The hour felt rich and meaningful. Together we shared some genuine moments of meeting. In the preceding 7 hours on Zoom we had apparently created enough of a sense of safety that people felt comfortable to reveal deeply personal stories. One Black group member generously shared her experience birthing her babies into a racist world. A recent immigrant shared a story of ugly prejudice against her Brown American-born 4-year-old son. Two White members shared their stories of growing up in a culture of extreme poverty with rampant opioid abuse and now working in a culture of wealth and privilege. A powerful moment came at the end when two White members of the group asked how they can help to overcome racism. The answer, given with abundant clarity was; “educate yourself.” One White member of the group summed up the whole session with her comment in the Chat:
“We absolutely do need to learn about ones history, culture and their beliefs as a way to begin to gain trust and build a relationship with anyone no matter where they are from…every single one of us have different beliefs”
I will never know the experience of a Black person living in a world where people in power condone your murder simply because of the color of your skin. My family wearing a yellow star is the closest I can come to some kind of understanding. But unlike the Holocaust, which was a defined moment in history and is generally well-recognized, today many White people remain largely oblivious to the longstanding brutally violent systemic and structural racism perpetrated on Black Americans.
Following the murder of George Floyd, when social media forced White America to look directly at what Black America has lived with for centuries, I began my belated journey to understanding the Black experience by reading The Warmth of Other Suns by Isabel Wilkerson. Then followed the magnificent novel The Underground Railroad by Colson Whitehead.
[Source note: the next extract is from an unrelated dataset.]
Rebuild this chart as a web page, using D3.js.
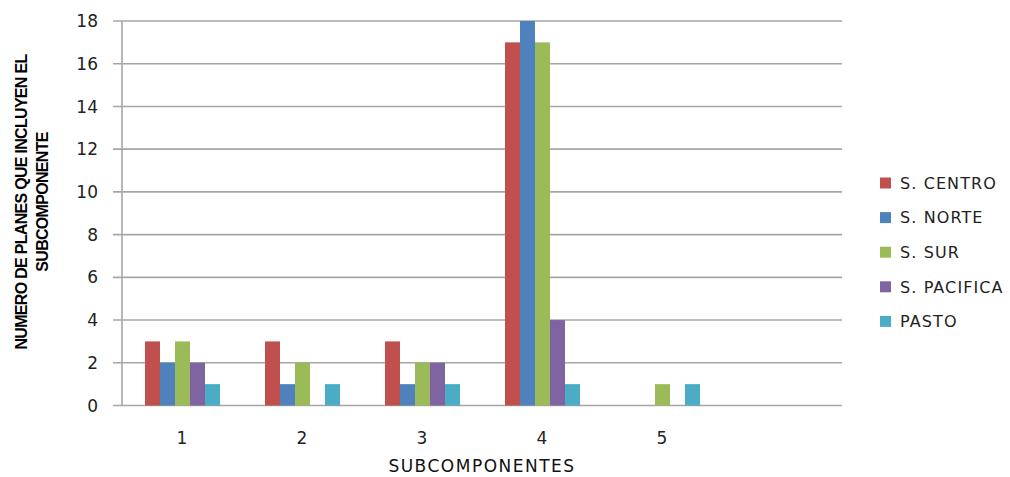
<!DOCTYPE html>
<html><head><meta charset="utf-8">
<script src="https://cdn.jsdelivr.net/npm/d3@7"></script>
<style>body{margin:0;background:#fff}svg{display:block}</style>
</head><body>
<svg id="c" width="1010" height="477"></svg>
<script>
const categories = ["1","2","3","4","5",""];
const seriesNames = ["S. CENTRO","S. NORTE","S. SUR","S. PACIFICA","PASTO"];
const sCentro   = [3,3,3,17,0];
const sNorte    = [2,1,1,18,0];
const sSur      = [3,2,2,17,1];
const sPacifica = [2,0,2,4,0];
const pasto     = [1,1,1,1,1];
const yTicks = [0,2,4,6,8,10,12,14,16,18];
const colors = ["#C0504D","#4F81BD","#9BBB59","#8064A2","#4BACC6"];
const seriesValues = [sCentro,sNorte,sSur,sPacifica,pasto];

const svg = d3.select("#c");
const L=122,R=842,T=21,B=405.5;
const x = d3.scaleBand().domain(categories).range([L,R]).paddingInner(0).paddingOuter(0);
const y = d3.scaleLinear().domain([0,18]).range([B,T]);
const inner = d3.scaleBand().domain(seriesNames).range([23,23+75]);

// gridlines
svg.append("g").selectAll("line").data(yTicks).join("line")
  .attr("x1",113).attr("x2",R).attr("y1",d=>y(d)).attr("y2",d=>y(d))
  .attr("stroke","#a6a6a6").attr("stroke-width",1.6);
// y axis line
svg.append("line").attr("x1",L).attr("x2",L).attr("y1",T).attr("y2",B)
  .attr("stroke","#a6a6a6").attr("stroke-width",1.6);

// y labels
svg.append("g").selectAll("text").data(yTicks).join("text")
  .attr("x",98).attr("y",d=>y(d)).attr("dy","0.36em").attr("text-anchor","end")
  .attr("font-family","DejaVu Sans").attr("font-size",17).attr("fill","#222")
  .text(d=>d);

// bars
seriesNames.forEach((s,i)=>{
  svg.append("g").selectAll("rect").data(seriesValues[i].map((v,j)=>({c:categories[j],v})).filter(d=>d.v>0)).join("rect")
    .attr("x",d=>x(d.c)+inner(s)).attr("width",inner.bandwidth())
    .attr("y",d=>y(d.v)).attr("height",d=>B-y(d.v)).attr("fill",colors[i]);
});
// x labels
svg.append("g").selectAll("text").data(categories.filter(c=>c)).join("text")
  .attr("x",d=>x(d)+x.bandwidth()/2).attr("y",444).attr("text-anchor","middle")
  .attr("font-family","DejaVu Sans").attr("font-size",17).attr("fill","#222").text(d=>d);

// x title
svg.append("text").attr("x",482).attr("y",472).attr("text-anchor","middle")
  .attr("font-family","DejaVu Sans").attr("font-size",17).attr("letter-spacing",1.5).attr("fill","#111")
  .text("SUBCOMPONENTES");

// y title
const yt = svg.append("text").attr("transform","translate(0,202) rotate(-90)")
  .attr("text-anchor","middle").attr("font-family","Liberation Sans").attr("font-weight","bold")
  .attr("font-size",16).attr("fill","#000").attr("letter-spacing",-0.7);
yt.append("tspan").attr("x",0).attr("y",27).text("NUMERO DE PLANES QUE INCLUYEN EL");
yt.append("tspan").attr("x",0).attr("y",48).text("SUBCOMPONENTE");

// legend
const lg = svg.append("g").selectAll("g").data(seriesNames).join("g")
  .attr("transform",(d,i)=>`translate(880,${183+i*34.6})`);
lg.append("rect").attr("x",0).attr("y",-5.5).attr("width",11).attr("height",11).attr("fill",(d,i)=>colors[i]);
lg.append("text").attr("x",20).attr("y",0).attr("dy","0.36em")
  .attr("font-family","DejaVu Sans").attr("font-size",16).attr("letter-spacing",1.1).attr("fill","#222").text(d=>d);
</script>
</body></html>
A vast literature awaits my ongoing education. Equally important however, is engaging in messy moments where we don’t quite know what’s going on. I’m sure others in my course had different experience from mine. We made more mistakes. But I do feel confident that by navigating this messy moment together, we created a stronger sense of belonging within our group. In doing so we made one small step of progress in development of our essential humanness.